The Art of Half-Assing
- Shiran Berkovich
- Aug 16, 2020
- 4 min read
There is a saying that used to really annoy me: “How you do one thing is how you do everything.” It used to bring up so much resistance within me, and I could not understand how people thought it’s even partially true. Yet now, with all the discomfort it brings, I know it to be true; How I do one thing is how I do everything, and sometimes understanding that brings on a heavy shitty feeling before it brings any hope.
I think it’s time to confess: Even though I’ve done (and doing) awesome things with lots of love and dedication, I mainly am half-assing life.
I am half-assing when it comes to my art, health, spirituality, friendships, and in the last few years I am bluntly half-assing in romantic relationships. It’s nice to look at the positive things I do WHOLE-ASSIVLY like daily meditation practice, asana (yoga) practice, cat raising, teaching, bill paying, etc. However, letting it veil all other areas where I lack commitment and dedication, can lead to serious stagnation in my life (if not a complete fall down).

"sometimes understanding that brings on a heavy shitty feeling before it brings any hope." Pic: Hadar Dolan and I, Doll-Parts, 2018
One might say: “you must choose your battles. You can't give your all to everything you do.” but I find it to be a misunderstanding of what the phrase is all about. I believe it intends to say: all you do must align with your core values, and if you betray yourself it will stain and effect all other areas you believe you’re doing “so well” in.
And like all things in life, it all comes down to lack of self-love, believing we not enough and don’t deserve.
I can give you one hot example from my current situation;
If I wish to pursue the artistic path of drawing, writing, showing, and talking about my art, I must believe in myself, see my worth and not let any obstacles bring me down. If I listen to my heart and know what I want, I must surrender and do the things that serve me on my path.
So I’ll make enough time for creating, stop procrastinating and do it, put myself and my work out there, etc.
And let’s say I feel like I do all of that when it comes to my creativity. Yet, when it comes to relationships, while knowing I wish to be in a loving, growing, and committed relationship, I’m ending up having a friendship with benefits that’s going nowhere - That’s a stinker that can stink up the entire room.
Half-Assing in the relationship realm has its toll on my creativity, and to phrase it better; it’s a reflection of how much I listen to my heart and do what serves me best. If I show a lack of faith and deserving in relationships, I’m welcoming it to other areas as well. And so I might find it easy to get discouraged in my creativity, always go for mediocracy, get back to procrastinating, etc.
And even if I do find success in art but settle for part-time love, it just shows I’m compensating with my unresolved self-hate somewhere else.
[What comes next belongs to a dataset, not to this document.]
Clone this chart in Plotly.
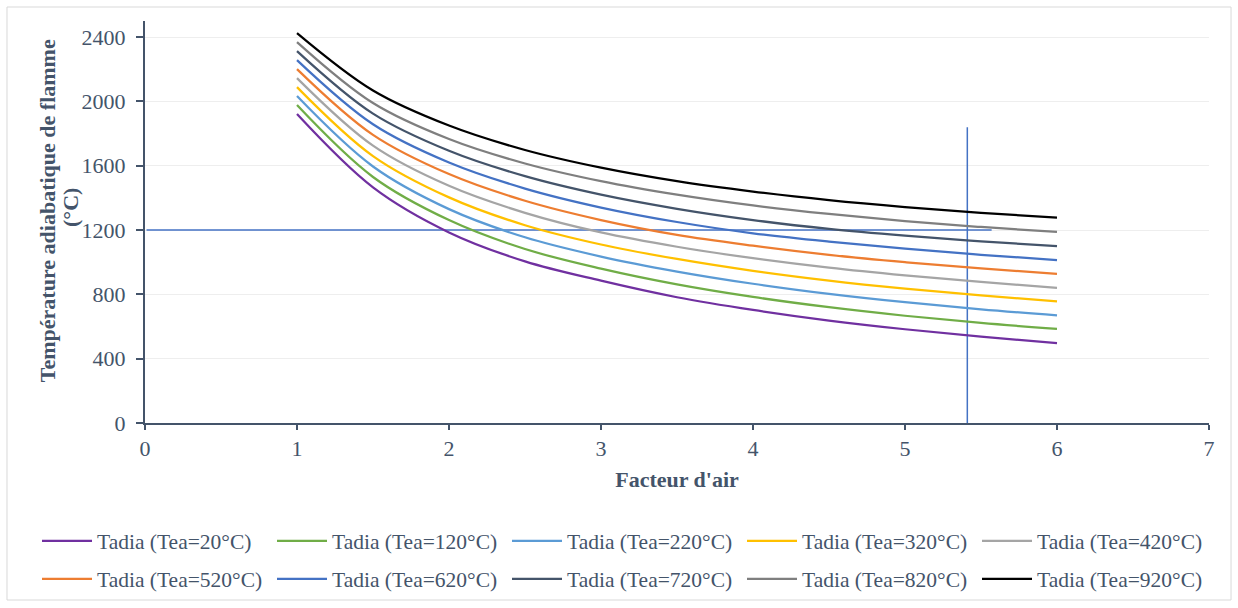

I will stay with my insecurities and underline misery because my lack of faith and self-love issues are not thoroughly taken care of.
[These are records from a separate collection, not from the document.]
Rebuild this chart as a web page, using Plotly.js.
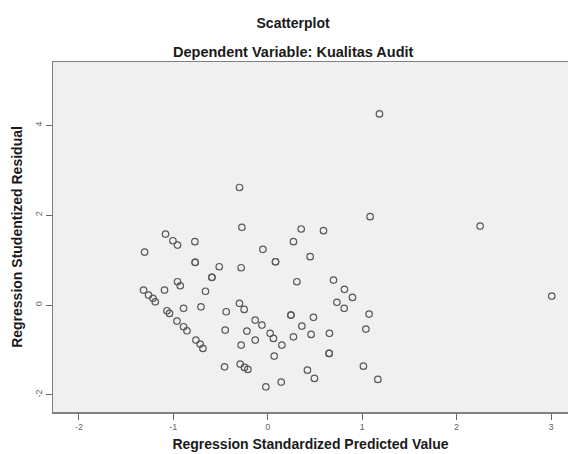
<!DOCTYPE html>
<html>
<head>
<meta charset="utf-8">
<script src="https://cdn.plot.ly/plotly-3.0.1.min.js"></script>
<style>html,body{margin:0;padding:0;background:#fff;}#chart{width:568px;height:454px;}</style>
</head>
<body>
<div id="chart"></div>
<script>
// Regression Standardized Predicted Value
var predicted = [
  1.183, -0.300, -0.274, -1.083, -1.005, -0.956, -0.772, -1.305, -0.052, -0.769,
  -0.769, 0.082, 0.082, -0.514, -0.282, -0.592, -0.592, -0.956, -0.927, -1.094,
  -0.660, -1.316, -1.263, -1.216, -1.192, -1.068, -1.041, -0.892, -0.708, -0.962,
  -0.892, -0.856, -0.761, -0.716, -0.687, -0.440, -0.451, -0.300, -0.250, -0.221,
  -0.133, -0.062, -0.133, 0.025, 0.060, -0.282, -0.458, -0.292, -0.247, -0.211,
  -0.020, 0.068, 1.084, 0.354, 0.590, 0.272, 0.449, 0.308, 0.696, 0.812,
  0.897, 0.732, 0.809, 1.073, 0.245, 0.245, 0.484, 0.361, 0.272, 0.459,
  0.653, 0.149, 0.650, 0.650, 1.039, 1.013, 0.420, 0.494, 1.166, 0.142,
  2.249, 3.008
];
// Regression Studentized Residual
var residual = [
  4.254, 2.617, 1.731, 1.581, 1.432, 1.336, 1.410, 1.180, 1.241, 0.951,
  0.951, 0.964, 0.964, 0.853, 0.831, 0.617, 0.617, 0.519, 0.430, 0.334,
  0.307, 0.334, 0.223, 0.149, 0.073, -0.127, -0.185, -0.073, -0.038, -0.356,
  -0.483, -0.572, -0.780, -0.869, -0.964, -0.149, -0.557, 0.038, -0.096, -0.579,
  -0.334, -0.445, -0.780, -0.630, -0.742, -0.891, -1.374, -1.314, -1.388, -1.432,
  -1.820, -1.136, 1.967, 1.693, 1.655, 1.410, 1.076, 0.519, 0.557, 0.350,
  0.171, 0.062, -0.073, -0.200, -0.223, -0.223, -0.272, -0.468, -0.706, -0.653,
  -0.630, -0.891, -1.076, -1.076, -0.535, -1.359, -1.448, -1.633, -1.655, -1.715,
  1.759, 0.200
];
var xTicks = [-2, -1, 0, 1, 2, 3];
var yTicks = [-2, 0, 2, 4];
var mainTitle = 'Scatterplot';
var subTitle = 'Dependent Variable: Kualitas Audit';
var xTitle = 'Regression Standardized Predicted Value';
var yTitle = 'Regression Studentized Residual';

var font = 'Liberation Sans, Arial, sans-serif';

var trace = {
  type: 'scatter',
  mode: 'markers',
  x: predicted,
  y: residual,
  marker: {
    symbol: 'circle-open',
    size: 6.5,
    color: '#5a5a5a',
    line: {width: 1.2, color: '#5a5a5a'}
  },
  hoverinfo: 'x+y'
};

var layout = {
  width: 568,
  height: 454,
  margin: {l: 53, r: 0, t: 62, b: 42, pad: 0},
  paper_bgcolor: '#ffffff',
  plot_bgcolor: '#f0f0f0',
  showlegend: false,
  font: {family: font, color: '#222'},
  title: {
    text: '<b>' + mainTitle + '</b>',
    font: {family: font, size: 14, color: '#1a1a1a'},
    x: 0.516,
    xanchor: 'center',
    y: 1 - 23 / 454,
    yanchor: 'middle',
    xref: 'container',
    yref: 'container'
  },
  annotations: [{
    text: '<b>' + subTitle + '</b>',
    font: {family: font, size: 14.5, color: '#1a1a1a'},
    xref: 'paper',
    yref: 'paper',
    x: (293 - 53) / 515,
    y: 1 + 10 / 350,
    xanchor: 'center',
    yanchor: 'middle',
    showarrow: false
  }],
  xaxis: {
    range: [-2.275, 3.18],
    tickvals: xTicks,
    ticktext: xTicks.map(String),
    ticks: 'outside',
    ticklen: 6,
    tickwidth: 1,
    tickcolor: '#666',
    tickfont: {family: font, size: 9, color: '#666'},
    showgrid: false,
    zeroline: false,
    showline: true,
    linecolor: '#808080',
    linewidth: 1.5,
    mirror: true,
    title: {
      text: '<b>' + xTitle + '</b>',
      font: {family: font, size: 14, color: '#1a1a1a'},
      standoff: 8
    },
    automargin: false,
    fixedrange: true
  },
  yaxis: {
    range: [-2.38, 5.41],
    tickvals: yTicks,
    ticktext: yTicks.map(String),
    ticks: 'outside',
    ticklen: 6,
    tickwidth: 1,
    tickcolor: '#666',
    tickangle: -90,
    tickfont: {family: font, size: 9, color: '#666'},
    showgrid: false,
    zeroline: false,
    showline: true,
    linecolor: '#808080',
    linewidth: 1.5,
    mirror: false,
    title: {
      text: '<b>' + yTitle + '</b>',
      font: {family: font, size: 14, color: '#1a1a1a'},
      standoff: 8
    },
    automargin: false,
    fixedrange: true
  }
};

Plotly.newPlot('chart', [trace], layout, {displayModeBar: false, staticPlot: true});
</script>
</body>
</html>
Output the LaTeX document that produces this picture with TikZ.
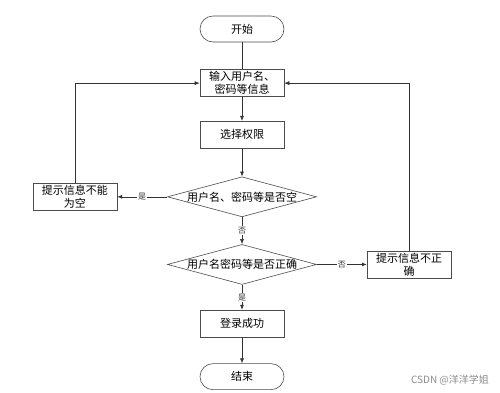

The sour taste of treating yourself like shit. Drawing: Me, "looking for my soy-milk", Doll-Parts, 2019
How I act must mirror how I feel about myself.
Must be love.
And then it can go from me to others even stronger than it does now.
From Half-Assing to Whole-Assing
Well, it’s important to say that it’s not a one day retreat that takes me, or us, from half-assing to a life of shinny and round whole-assness. We DRIFT from the point we are at to the other, growing bit by bit, and peeling off layer after layer of our fake identities masks.
So what now?
How do we start drifting toward our true selves?
Because we are talking about drifting, I don’t believe going for an overnight makeover will be the right solution (it could have the same effect as a starvation diet that leads to binging like crazy). I say, let’s start with one area and make the changes we feel are necessary in it. It is possible that striving for a change in one field will affect other ones.
So, I plan to have a “21 days of Whole-Assing challenge,” where I focus on creativity.
If you remember, my art was the first thing I mentioned when listing my half-assing areas, which means I’m pretty frustrated about it. It also goes well with the fact my first Berlin exhibition is coming up on September 5th-6th - an excellent time to woman-up my game :)
In the days of the challenge, I will invest daily in drawing, writing, and sharing on social media (text, images, or both). That’s aside from the regular tasks and work.
And of course, I can have one day off a week if needed.
Let us see what the commitment to my heart calling will do. No expectations.
So Who’s joining me?
Can you choose one area in your life that can use some more love? That you feel you've been neglecting and denying it from its true heart calling?
If so, join me!
It doesn’t mean you need to quit your day job (if you have any - we’re still on corona planet), but make time and set intentions to make that area in your life aligned with your heart’s desire.
I’ll be tagging my posts related to challenge with the hashtag: #wholeassingchallenge
So you can follow, join, and invite others to join too.

21 days of whole-assing! it's going to be fun!
Drawing: Me, self-portrait (as the queen we all are), 2019
We will officially start the challenge on Wednesday, 19th of august, so you have the time to prepare ;)
I already started by writing this blog post.